**WHAT YOU SHOULD DO:**
Report the total number of lines that include the string "this", without any other text.

(Items from a dataset)
►

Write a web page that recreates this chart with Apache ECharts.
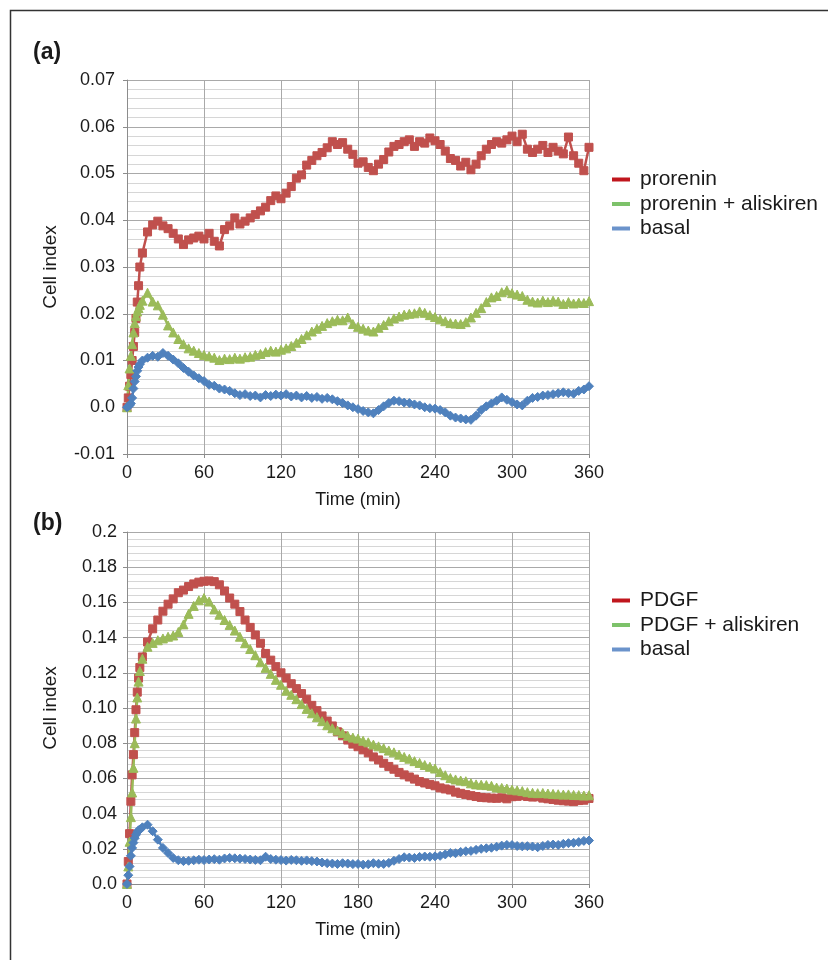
<!DOCTYPE html>
<html><head><meta charset="utf-8">
<script src="https://cdn.jsdelivr.net/npm/echarts@6/dist/echarts.min.js"></script>
<style>html,body{margin:0;padding:0;background:#fff}#c{width:828px;height:960px}</style>
</head><body><div id="c"></div>
<script>
// Time points (min)
const times = [0,1,2,3,4,5,6,7,8,9,10,
 12,16,20,24,28,32,36,40,44,48,
 52,56,60,64,68,72,76,80,84,88,
 92,96,100,104,108,112,116,120,124,128,
 132,136,140,144,148,152,156,160,164,168,
 172,176,180,184,188,192,196,200,204,208,
 212,216,220,224,228,232,236,240,244,248,
 252,256,260,264,268,272,276,280,284,288,
 292,296,300,304,308,312,316,320,324,328,
 332,336,340,344,348,352,356,360];

// (a) series
const prorenin = [0,0.002,0.0045,0.007,0.010,0.013,0.016,0.019,0.0225,0.026,0.030,
 0.033,0.0375,0.039,0.0398,0.0388,0.0382,0.0372,0.036,0.0348,0.0358,
 0.0362,0.0366,0.036,0.0372,0.0355,0.0345,0.038,0.0388,0.0405,0.0392,
 0.0398,0.0405,0.0412,0.042,0.0428,0.0442,0.0452,0.0446,0.0458,0.0472,
 0.049,0.0497,0.0518,0.0528,0.0538,0.0545,0.0555,0.0568,0.0562,0.0566,
 0.0552,0.0541,0.0522,0.0525,0.0513,0.0506,0.052,0.053,0.0546,0.0558,
 0.0562,0.0568,0.0572,0.0558,0.0568,0.0565,0.0576,0.057,0.0562,0.0548,
 0.0532,0.0528,0.0516,0.0524,0.0508,0.052,0.0538,0.0552,0.0562,0.0568,
 0.0565,0.0572,0.058,0.0568,0.0584,0.0552,0.0545,0.0552,0.056,0.0545,
 0.0556,0.0548,0.0542,0.0578,0.0538,0.0522,0.0506,0.0556];
const proreninAliskiren = [0,0.0047,0.0083,0.011,0.0135,0.016,0.018,0.0195,0.0205,0.0212,0.0219,
 0.0228,0.0245,0.0226,0.0218,0.0198,0.0175,0.016,0.0146,0.0135,0.0126,
 0.0121,0.0116,0.0112,0.0109,0.0106,0.0101,0.0104,0.0103,0.0106,0.0104,
 0.0107,0.0108,0.0112,0.0114,0.0118,0.0121,0.0119,0.0123,0.0126,0.0131,
 0.0138,0.0146,0.0154,0.0162,0.0168,0.0174,0.018,0.0184,0.0187,0.0186,
 0.0192,0.0178,0.0172,0.0168,0.0164,0.0162,0.017,0.0176,0.0184,0.019,
 0.0194,0.0198,0.02,0.0201,0.0205,0.0202,0.0197,0.0193,0.0188,0.0184,
 0.018,0.0179,0.0178,0.0182,0.0192,0.0202,0.0212,0.0225,0.0235,0.0238,
 0.0246,0.025,0.0244,0.0241,0.0238,0.023,0.0226,0.0224,0.0228,0.0225,
 0.0228,0.0226,0.0221,0.0225,0.0222,0.0224,0.0223,0.0227];
const basalA = [0,0.0002,0.0004,0.0008,0.002,0.004,0.0055,0.0066,0.0078,0.0086,0.0092,
 0.01,0.0106,0.011,0.0108,0.0116,0.011,0.0102,0.0094,0.0084,0.0076,
 0.0068,0.0062,0.0056,0.0048,0.0046,0.004,0.0038,0.0035,0.003,0.0026,
 0.0028,0.0024,0.0025,0.0021,0.0026,0.0024,0.0027,0.0025,0.0028,0.0023,
 0.0025,0.0021,0.0024,0.002,0.0022,0.0018,0.002,0.0017,0.0013,0.0009,
 0.0004,0,-0.0004,-0.0008,-0.0011,-0.0013,-0.0006,0.0002,0.0009,0.0014,
 0.0013,0.001,0.0009,0.0006,0.0004,0,-0.0002,-0.0003,-0.0006,-0.0011,
 -0.0018,-0.0022,-0.0024,-0.0026,-0.0027,-0.0018,-0.0006,0.0002,0.0008,0.0014,
 0.0021,0.0016,0.0011,0.0006,0.0004,0.0014,0.002,0.0022,0.0025,0.0026,
 0.0028,0.003,0.0032,0.003,0.0029,0.0035,0.0038,0.0045];

// (b) series
const pdgf = [0,0.0128,0.0286,0.047,0.062,0.0735,0.086,0.099,0.109,0.117,0.123,
 0.129,0.1375,0.145,0.15,0.155,0.159,0.162,0.1655,0.167,0.169,
 0.1705,0.1715,0.172,0.1722,0.1718,0.17,0.1665,0.1625,0.159,0.1548,
 0.15,0.1458,0.1415,0.1368,0.131,0.1272,0.1235,0.12,0.117,0.1138,
 0.111,0.1082,0.105,0.1015,0.0985,0.0955,0.0926,0.0898,0.0865,0.0842,
 0.0818,0.0795,0.078,0.0762,0.0745,0.0722,0.0705,0.0686,0.0668,0.0652,
 0.0634,0.062,0.0608,0.0596,0.0582,0.0574,0.0566,0.0558,0.0546,0.054,
 0.0534,0.0522,0.0515,0.0508,0.0502,0.0497,0.0492,0.049,0.0488,0.0487,
 0.049,0.0484,0.0496,0.0498,0.0502,0.0497,0.0494,0.0496,0.0488,0.0484,
 0.048,0.0476,0.0473,0.0471,0.0468,0.0474,0.0476,0.0486];
const pdgfAliskiren = [0,0.01,0.024,0.038,0.052,0.066,0.08,0.094,0.106,0.115,0.121,
 0.128,0.1348,0.137,0.1385,0.1395,0.1405,0.1412,0.1432,0.1475,0.1535,
 0.158,0.1612,0.1625,0.1605,0.156,0.153,0.15,0.1472,0.144,0.1405,
 0.1368,0.1335,0.13,0.126,0.1228,0.1194,0.116,0.1132,0.1098,0.1075,
 0.105,0.1022,0.0995,0.097,0.0948,0.0925,0.0902,0.0885,0.0872,0.0858,
 0.0842,0.0832,0.0826,0.0814,0.0805,0.0792,0.0782,0.0772,0.0758,0.0748,
 0.0735,0.0722,0.0712,0.0698,0.0688,0.0676,0.0666,0.0656,0.0636,0.0618,
 0.0602,0.0594,0.0588,0.0584,0.0572,0.0566,0.0564,0.0562,0.0558,0.0548,
 0.0546,0.0542,0.0536,0.0532,0.0528,0.0522,0.0518,0.0516,0.0517,0.0514,
 0.0512,0.051,0.0508,0.0509,0.0506,0.0505,0.0503,0.0504];
const basalB = [0,0.005,0.01,0.016,0.0205,0.0235,0.026,0.028,0.0295,0.0305,0.031,
 0.0322,0.0337,0.03,0.0252,0.0205,0.0176,0.0148,0.0135,0.013,0.0132,
 0.0135,0.0138,0.0136,0.0139,0.0141,0.0138,0.0145,0.0148,0.0146,0.0144,
 0.0142,0.0139,0.0137,0.0135,0.0155,0.0142,0.0138,0.0136,0.0133,0.0137,
 0.0135,0.0132,0.0134,0.013,0.0128,0.0122,0.0118,0.0116,0.0114,0.0118,
 0.0116,0.0113,0.0114,0.011,0.0112,0.0118,0.0115,0.0114,0.012,0.0132,
 0.0142,0.0152,0.015,0.0148,0.0154,0.0156,0.0155,0.0157,0.016,0.0168,
 0.0176,0.0175,0.0182,0.0186,0.0188,0.0194,0.02,0.0203,0.0206,0.0212,
 0.0218,0.0222,0.0221,0.0216,0.0214,0.0215,0.0213,0.0209,0.0216,0.0222,
 0.0224,0.0222,0.0228,0.0232,0.0234,0.0238,0.0245,0.0247];

// tick labels
const xTicks = ['0','60','120','180','240','300','360'];
const yTicksA = ['-0.01','0.0','0.01','0.02','0.03','0.04','0.05','0.06','0.07'];
const yTicksB = ['0.0','0.02','0.04','0.06','0.08','0.10','0.12','0.14','0.16','0.18','0.2'];
const legendA = ['prorenin','prorenin + aliskiren','basal'];
const legendB = ['PDGF','PDGF + aliskiren','basal '];

const FONT = "'Liberation Sans', Arial, sans-serif";
const TXT = '#1a1a1a';
const C_RED = '#C0504D', C_GREEN = '#9BBB59', C_BLUE = '#4F81BD';
const L_RED = '#C0161D', L_GREEN = '#7DC26A', L_BLUE = '#6B93CB';

function pairs(v){ return times.map((t,i)=>[t, v[i]]); }

function xAxis(gi){
  return {type:'value', gridIndex:gi, min:0, max:360, interval:60,
    axisLine:{onZero:false, lineStyle:{color:'#8c8c8c', width:1}},
    axisTick:{show:true, length:4, lineStyle:{color:'#8c8c8c'}},
    splitLine:{show:true, lineStyle:{color:'#a9a9a9', width:1}},
    axisLabel:{fontSize:18, fontFamily:FONT, color:TXT, margin:10,
      formatter:v=>xTicks[Math.round(v/60)]},
    name:'Time (min)', nameLocation:'middle', nameGap:37,
    nameTextStyle:{fontSize:18, fontFamily:FONT, color:TXT}};
}
function yAxis(gi, min, max, interval, labels, margin){
  return {type:'value', gridIndex:gi, min:min, max:max, interval:interval,
    axisLine:{show:true, lineStyle:{color:'#8c8c8c', width:1}},
    axisTick:{show:true, length:4, lineStyle:{color:'#8c8c8c'}},
    splitLine:{show:true, lineStyle:{color:'#a9a9a9', width:1}},
    minorTick:{show:false, splitNumber:5},
    minorSplitLine:{show:true, lineStyle:{color:'#d6d6d6', width:1}},
    axisLabel:{fontSize:18, fontFamily:FONT, color:TXT, margin:margin,
      formatter:v=>labels[Math.round((v-min)/interval)]},
    name:'Cell index', nameLocation:'middle', nameGap:67, nameRotate:90,
    nameTextStyle:{fontSize:19, fontFamily:FONT, color:TXT}};
}
function ser(name, gi, vals, color, symbol, size){
  return {type:'line', name:name, xAxisIndex:gi, yAxisIndex:gi, data:pairs(vals),
    symbol:symbol, symbolSize:size, showAllSymbol:true, animation:false,
    itemStyle:{color:color, borderColor:color}, lineStyle:{color:color, width:2.5},
    emphasis:{disabled:true}};
}
function legend(names, colors, top){
  return {orient:'vertical', left:612, top:top, padding:0, icon:'rect', itemWidth:18, itemHeight:4,
    itemGap:3.5, selectedMode:false,
    textStyle:{fontSize:21, lineHeight:21, fontFamily:FONT, color:TXT, padding:[0,0,0,5]},
    data:names.map((n,i)=>({name:n, itemStyle:{color:colors[i]}}))};
}

const chart = echarts.init(document.getElementById('c'), null, {renderer:'canvas'});
chart.setOption({
  backgroundColor:'#fff',
  animation:false,
  grid:[{left:127, top:80, width:462, height:374},
        {left:127, top:532, width:462, height:352}],
  xAxis:[xAxis(0), xAxis(1)],
  yAxis:[yAxis(0,-0.01,0.07,0.01,yTicksA,12), yAxis(1,0,0.2,0.02,yTicksB,10)],
  legend:[legend(legendA,[L_RED,L_GREEN,L_BLUE],169), legend(legendB,[L_RED,L_GREEN,L_BLUE],590)],
  series:[
    ser(legendA[0],0,prorenin,C_RED,'rect',8),
    ser(legendA[1],0,proreninAliskiren,C_GREEN,'triangle',9),
    ser(legendA[2],0,basalA,C_BLUE,'diamond',9),
    ser(legendB[0],1,pdgf,C_RED,'rect',8),
    ser(legendB[1],1,pdgfAliskiren,C_GREEN,'triangle',9),
    ser(legendB[2],1,basalB,C_BLUE,'diamond',9)
  ],
  graphic:[
    {type:'rect', silent:true, shape:{x:10.5,y:10.5,width:900,height:1000},
     style:{fill:null, stroke:'#333', lineWidth:1.5}},
    {type:'text', left:33, top:41, silent:true, style:{text:'(a)', font:"bold 23px 'Liberation Sans', Arial", fill:TXT}},
    {type:'text', left:33, top:512, silent:true, style:{text:'(b)', font:"bold 23px 'Liberation Sans', Arial", fill:TXT}}
  ]
});
</script></body></html>
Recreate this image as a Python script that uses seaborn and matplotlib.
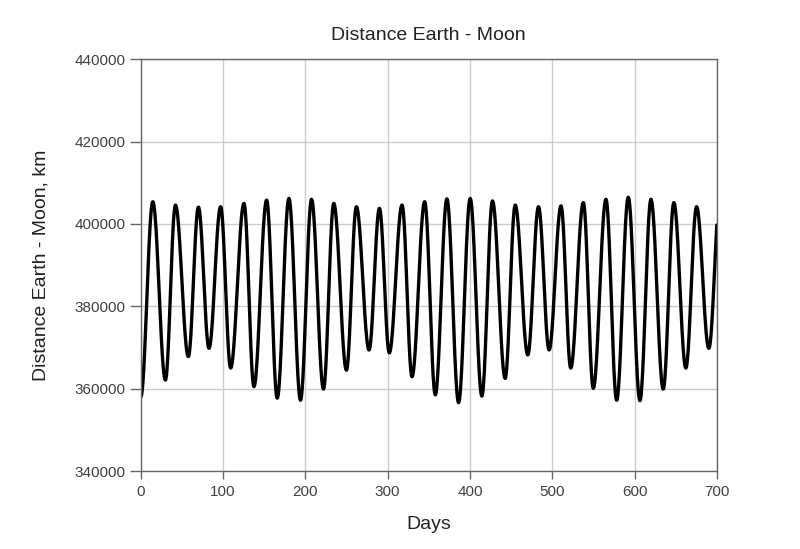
import numpy as np
import pandas as pd
import seaborn as sns
import matplotlib
matplotlib.use("Agg")
import matplotlib.pyplot as plt

# Extremes (alternating trough / peak): day, distance in km
ext_days = [0, 14.6, 29.9, 42.1, 57.8, 70.0, 82.9, 97.0, 109.2, 125.4, 137.5,
            152.9, 165.8, 180.0, 194.1, 207.5, 222.0, 234.5, 249.9, 262.0, 277.4,
            290.0, 302.0, 317.5, 329.6, 345.0, 357.9, 372.0, 386.2, 400.3, 414.5,
            427.4, 442.8, 455.0, 470.3, 483.3, 496.2, 510.7, 522.5, 537.8, 549.9,
            565.3, 578.3, 592.4, 606.6, 620.0, 634.9, 647.8, 662.4, 675.4, 690.3]
ext_km = [358000, 405400, 362100, 404600, 367800, 404100, 369800, 404200, 365000,
          405000, 360500, 405800, 357700, 406200, 357200, 406000, 359900, 405000,
          364500, 404200, 369400, 403800, 368700, 404600, 362900, 405400, 358500,
          406100, 356600, 406200, 358200, 405600, 362500, 404600, 368200, 404200,
          369400, 404400, 365000, 405200, 360100, 406000, 357200, 406500, 357100,
          406000, 359900, 405200, 365000, 404200, 369800]
end_day = 700
end_km = 399750

x_ticks = [0, 100, 200, 300, 400, 500, 600, 700]
y_ticks = [340000, 360000, 380000, 400000, 420000, 440000]

# Smooth rendering between the read extremes (cosine easing between turning points)
xs, ys = [], []
for i in range(len(ext_days) - 1):
    d0, d1 = ext_days[i], ext_days[i + 1]
    v0, v1 = ext_km[i], ext_km[i + 1]
    t = np.linspace(0, 1, 40, endpoint=False)
    xs.extend(d0 + (d1 - d0) * t)
    ys.extend(v0 + (v1 - v0) * (1 - np.cos(np.pi * t)) / 2)
# final partial rise to the end point
half = np.mean(np.diff(ext_days[-6:]))
dT, vT = ext_days[-1], ext_km[-1]
frac = (end_day - dT) / half
A = (end_km - vT) / ((1 - np.cos(np.pi * frac)) / 2)
t = np.linspace(0, frac, 30)
xs.extend(dT + half * t)
ys.extend(vT + A * (1 - np.cos(np.pi * t)) / 2)

df = pd.DataFrame({"Days": xs, "Distance": ys})

sns.set_theme(style="whitegrid")
plt.rcParams['font.family'] = ['Liberation Sans', 'DejaVu Sans']
plt.rcParams['xtick.bottom'] = True
plt.rcParams['ytick.left'] = True

fig = plt.figure(figsize=(8, 5.49), dpi=100)
ax = fig.add_axes([0.176, 0.142, 0.720, 0.750])
sns.lineplot(data=df, x="Days", y="Distance", ax=ax, color="black", linewidth=2.4, sort=False)

ax.set_xlim(0, 700)
ax.set_ylim(340000, 440000)
ax.set_xticks(x_ticks)
ax.set_yticks(y_ticks)
ax.set_xticklabels([str(v) for v in x_ticks])
ax.set_yticklabels([str(v) for v in y_ticks])
ax.grid(True, color="#cccccc", linewidth=1.0)
for s in ax.spines.values():
    s.set_color("#666666")
    s.set_linewidth(1.0)
    s.set_visible(True)
ax.tick_params(axis="y", which="major", length=8, width=1, color="#666666",
               labelcolor="#404040", labelsize=11, direction="out", left=True, pad=3)
ax.tick_params(axis="x", which="major", length=6, width=1, color="#666666",
               labelcolor="#404040", labelsize=11, direction="out", bottom=True, pad=4)
ax.set_title("Distance Earth - Moon", fontsize=14, color="#222222", pad=14)
ax.set_xlabel("Days", fontsize=14, color="#222222", labelpad=12)
ax.set_ylabel("Distance Earth - Moon, km", fontsize=14, color="#222222", labelpad=18)
ax.set_facecolor("white")
fig.patch.set_facecolor("white")
fig.savefig("out.png", dpi=100)
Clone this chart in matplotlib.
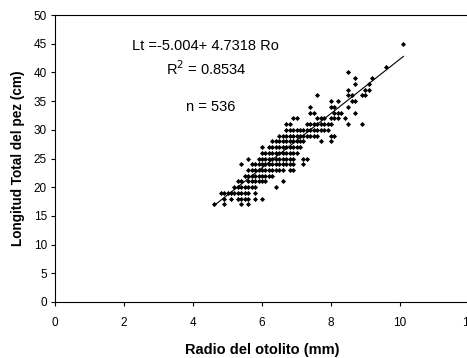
import matplotlib
matplotlib.use("Agg")
import matplotlib.pyplot as plt
import numpy as np

plt.rcParams['font.family'] = ['Liberation Sans', 'DejaVu Sans']

# Scatter values: length (cm) rows with otolith radius (mm) values
rows = {
    17: [4.6, 4.9, 5.4, 5.6],
    18: [4.9, 5.1, 5.3, 5.4, 5.5, 5.6, 5.8, 6.0],
    19: [4.8, 4.9, 5.0, 5.1, 5.2, 5.3, 5.4, 5.5, 5.6, 5.8],
    20: [5.2, 5.3, 5.4, 5.5, 5.6, 5.7, 5.8, 6.4],
    21: [5.3, 5.4, 5.6, 5.7, 5.8, 5.9, 6.0, 6.1, 6.6],
    22: [5.5, 5.6, 5.7, 5.8, 5.9, 6.0, 6.1, 6.2, 6.3],
    23: [5.6, 5.7, 5.8, 5.9, 6.0, 6.1, 6.2, 6.3, 6.4, 6.5, 6.6, 6.8, 6.9],
    24: [5.4, 5.7, 5.8, 5.9, 6.0, 6.1, 6.2, 6.3, 6.4, 6.5, 6.6, 6.7, 6.8, 6.9, 7.2],
    25: [5.6, 5.9, 6.0, 6.1, 6.2, 6.3, 6.4, 6.5, 6.6, 6.7, 6.8, 6.9, 7.2, 7.3],
    26: [6.0, 6.1, 6.2, 6.3, 6.4, 6.5, 6.6, 6.7, 6.8, 6.9, 7.0],
    27: [6.0, 6.2, 6.3, 6.4, 6.5, 6.6, 6.7, 6.8, 6.9, 7.0, 7.1],
    28: [6.3, 6.4, 6.5, 6.6, 6.7, 6.8, 6.9, 7.0, 7.1, 7.2, 7.7, 8.0],
    29: [6.5, 6.6, 6.7, 6.8, 6.9, 7.0, 7.1, 7.2, 7.3, 7.4, 7.5, 7.6, 8.0, 8.1],
    30: [6.7, 6.8, 6.9, 7.0, 7.1, 7.2, 7.3, 7.4, 7.5, 7.6, 7.7, 7.8, 7.9],
    31: [6.7, 6.8, 7.3, 7.4, 7.5, 7.6, 7.7, 7.8, 7.9, 8.0, 8.5, 8.9],
    32: [6.9, 7.0, 7.6, 7.7, 7.8, 8.0, 8.1, 8.2, 8.4],
    33: [7.4, 7.5, 8.1, 8.2, 8.3, 8.7],
    34: [7.4, 8.0, 8.1, 8.5],
    35: [8.0, 8.2, 8.6, 8.7],
    36: [7.6, 8.5, 8.6, 8.9, 9.0],
    37: [8.5, 9.0, 9.1],
    38: [8.7, 9.1],
    39: [8.7, 9.2],
    40: [8.5],
    41: [9.6],
    45: [10.1],
}

intercept = -5.004
slope = 4.7318
r2 = 0.8534
n = 536

x_ticks = [0, 2, 4, 6, 8, 10, 12]
y_ticks = [0, 5, 10, 15, 20, 25, 30, 35, 40, 45, 50]

radius = []
length = []
for yv, xs in rows.items():
    for xv in xs:
        radius.append(xv)
        length.append(yv)
radius = np.array(radius)
length = np.array(length)

fig = plt.figure(figsize=(4.67, 3.58), dpi=100)
ax = fig.add_axes([55.2 / 467, 1 - 302 / 358, (468.9 - 55.2) / 467, (302 - 15) / 358])

ax.plot(radius, length, linestyle='none', marker='D', markersize=2.6,
        color='black', markeredgewidth=0)

xl = np.array([radius.min(), radius.max()])
ax.plot(xl, intercept + slope * xl, color='black', linewidth=0.8)

ax.set_xlim(0, 12)
ax.set_ylim(0, 50)
ax.set_xticks(x_ticks)
ax.set_yticks(y_ticks)
ax.set_xticklabels([str(t) for t in x_ticks])
ax.set_yticklabels([str(t) for t in y_ticks])
ax.tick_params(axis='both', direction='out', length=3, width=0.8, labelsize=8.5, pad=3)
ax.tick_params(axis='x', pad=8)
for s in ax.spines.values():
    s.set_linewidth(0.8)
ax.spines['right'].set_visible(False)

ax.set_xlabel('Radio del otolito (mm)', fontsize=10.5, fontweight='bold', labelpad=10)
ax.set_ylabel('Longitud Total del pez (cm)', fontsize=9.8, fontweight='bold', labelpad=6)

ax.text(4.35, 44.65, 'Lt =-5.004+ 4.7318 Ro', ha='center', va='center', fontsize=10.5)
ax.text(4.37, 40.6, r'R$^2$ = 0.8534', ha='center', va='center', fontsize=10.5)
ax.text(4.52, 34.0, 'n = 536', ha='center', va='center', fontsize=10.5)

fig.savefig('out.png', dpi=100)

◄

**RESULT BELOW:**
3